Request. Would you transcribe the whole listing exactly, minus its pictures?

··· Dataset content

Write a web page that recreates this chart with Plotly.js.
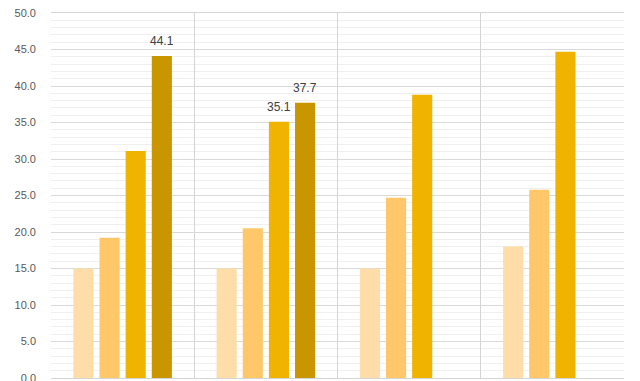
<!DOCTYPE html>
<html>
<head>
<meta charset="utf-8">
<script src="https://cdn.plot.ly/plotly-3.0.1.min.js"></script>
<style>html,body{margin:0;padding:0;background:#fff;}#chart{width:640px;height:381px;}</style>
</head>
<body>
<div id="chart"></div>
<script>
const categories = ["G1", "G2", "G3", "G4"];
const series1 = [15.0, 15.0, 15.0, 18.0];
const series2 = [19.2, 20.5, 24.7, 25.8];
const series3 = [31.1, 35.1, 38.8, 44.7];
const series4 = [44.1, 37.7, null, null];
const showLabel1 = [false, false, false, false];
const showLabel2 = [false, false, false, false];
const showLabel3 = [false, true, false, false];
const showLabel4 = [true, true, false, false];
const colors = ["#FEDDA9", "#FEC86A", "#F0B400", "#C99600"];

const seriesList = [series1, series2, series3, series4];
const showList = [showLabel1, showLabel2, showLabel3, showLabel4];

const W = 640, H = 381;
const margin = {l: 51, r: 16, t: 13, b: 3};
const bargap = 0.27, bargroupgap = 0.23;

const traces = seriesList.map((s, i) => ({
  type: "bar",
  x: categories,
  y: s,
  marker: {color: colors[i]},
  hoverinfo: "y"
}));

// data labels placed at each labelled bar's value
const plotW = W - margin.l - margin.r;
const catW = plotW / categories.length;
const slotW = catW * (1 - bargap) / seriesList.length;
const annotations = [];
seriesList.forEach((s, i) => {
  s.forEach((v, j) => {
    if (showList[i][j] && v != null) {
      annotations.push({
        x: categories[j], y: v, xref: "x", yref: "y",
        text: v.toFixed(1), showarrow: false,
        xanchor: "center", yanchor: "bottom",
        xshift: (i - (seriesList.length - 1) / 2) * slotW,
        yshift: 6,
        font: {family: "Liberation Sans, Arial, sans-serif", size: 12, color: "#404040"}
      });
    }
  });
});

const layout = {
  width: W,
  height: H,
  margin: margin,
  paper_bgcolor: "#ffffff",
  plot_bgcolor: "#ffffff",
  showlegend: false,
  barmode: "group",
  bargap: bargap,
  bargroupgap: bargroupgap,
  annotations: annotations,
  font: {family: "Liberation Sans, Arial, sans-serif", size: 11, color: "#595959"},
  xaxis: {
    type: "category",
    showticklabels: false,
    tickson: "boundaries",
    showgrid: true,
    gridcolor: "#d4d4d4",
    gridwidth: 1,
    ticks: "",
    showline: true,
    linecolor: "#d4d4d4",
    mirror: true,
    zeroline: false
  },
  yaxis: {
    range: [0, 50],
    dtick: 5,
    tickformat: ".1f",
    showgrid: true,
    gridcolor: "#d9d9d9",
    gridwidth: 1,
    minor: {dtick: 1, showgrid: true, gridcolor: "#efefef", gridwidth: 1},
    zeroline: false,
    showline: false,
    ticks: "",
    ticklabelstandoff: 14,
    ticklabeloverflow: "allow",
    tickfont: {family: "Liberation Sans, Arial, sans-serif", size: 11, color: "#595959"}
  }
};

Plotly.newPlot("chart", traces, layout, {displayModeBar: false, staticPlot: true});
</script>
</body>
</html>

······

Solution to the exercise.
Write a web page that recreates this chart with Plotly.js.
<!DOCTYPE html>
<html>
<head>
<meta charset="utf-8">
<script src="https://cdn.plot.ly/plotly-3.0.1.min.js"></script>
<style>html,body{margin:0;padding:0;background:#fff;}#chart{width:640px;height:381px;}</style>
</head>
<body>
<div id="chart"></div>
<script>
const categories = ["G1", "G2", "G3", "G4"];
const series1 = [15.0, 15.0, 15.0, 18.0];
const series2 = [19.2, 20.5, 24.7, 25.8];
const series3 = [31.1, 35.1, 38.8, 44.7];
const series4 = [44.1, 37.7, null, null];
const showLabel1 = [false, false, false, false];
const showLabel2 = [false, false, false, false];
const showLabel3 = [false, true, false, false];
const showLabel4 = [true, true, false, false];
const colors = ["#FEDDA9", "#FEC86A", "#F0B400", "#C99600"];

const seriesList = [series1, series2, series3, series4];
const showList = [showLabel1, showLabel2, showLabel3, showLabel4];

const W = 640, H = 381;
const margin = {l: 51, r: 16, t: 13, b: 3};
const bargap = 0.27, bargroupgap = 0.23;

const traces = seriesList.map((s, i) => ({
  type: "bar",
  x: categories,
  y: s,
  marker: {color: colors[i]},
  hoverinfo: "y"
}));

// data labels placed at each labelled bar's value
const plotW = W - margin.l - margin.r;
const catW = plotW / categories.length;
const slotW = catW * (1 - bargap) / seriesList.length;
const annotations = [];
seriesList.forEach((s, i) => {
  s.forEach((v, j) => {
    if (showList[i][j] && v != null) {
      annotations.push({
        x: categories[j], y: v, xref: "x", yref: "y",
        text: v.toFixed(1), showarrow: false,
        xanchor: "center", yanchor: "bottom",
        xshift: (i - (seriesList.length - 1) / 2) * slotW,
        yshift: 6,
        font: {family: "Liberation Sans, Arial, sans-serif", size: 12, color: "#404040"}
      });
    }
  });
});

const layout = {
  width: W,
  height: H,
  margin: margin,
  paper_bgcolor: "#ffffff",
  plot_bgcolor: "#ffffff",
  showlegend: false,
  barmode: "group",
  bargap: bargap,
  bargroupgap: bargroupgap,
  annotations: annotations,
  font: {family: "Liberation Sans, Arial, sans-serif", size: 11, color: "#595959"},
  xaxis: {
    type: "category",
    showticklabels: false,
    tickson: "boundaries",
    showgrid: true,
    gridcolor: "#d4d4d4",
    gridwidth: 1,
    ticks: "",
    showline: true,
    linecolor: "#d4d4d4",
    mirror: true,
    zeroline: false
  },
  yaxis: {
    range: [0, 50],
    dtick: 5,
    tickformat: ".1f",
    showgrid: true,
    gridcolor: "#d9d9d9",
    gridwidth: 1,
    minor: {dtick: 1, showgrid: true, gridcolor: "#efefef", gridwidth: 1},
    zeroline: false,
    showline: false,
    ticks: "",
    ticklabelstandoff: 14,
    ticklabeloverflow: "allow",
    tickfont: {family: "Liberation Sans, Arial, sans-serif", size: 11, color: "#595959"}
  }
};

Plotly.newPlot("chart", traces, layout, {displayModeBar: false, staticPlot: true});
</script>
</body>
</html>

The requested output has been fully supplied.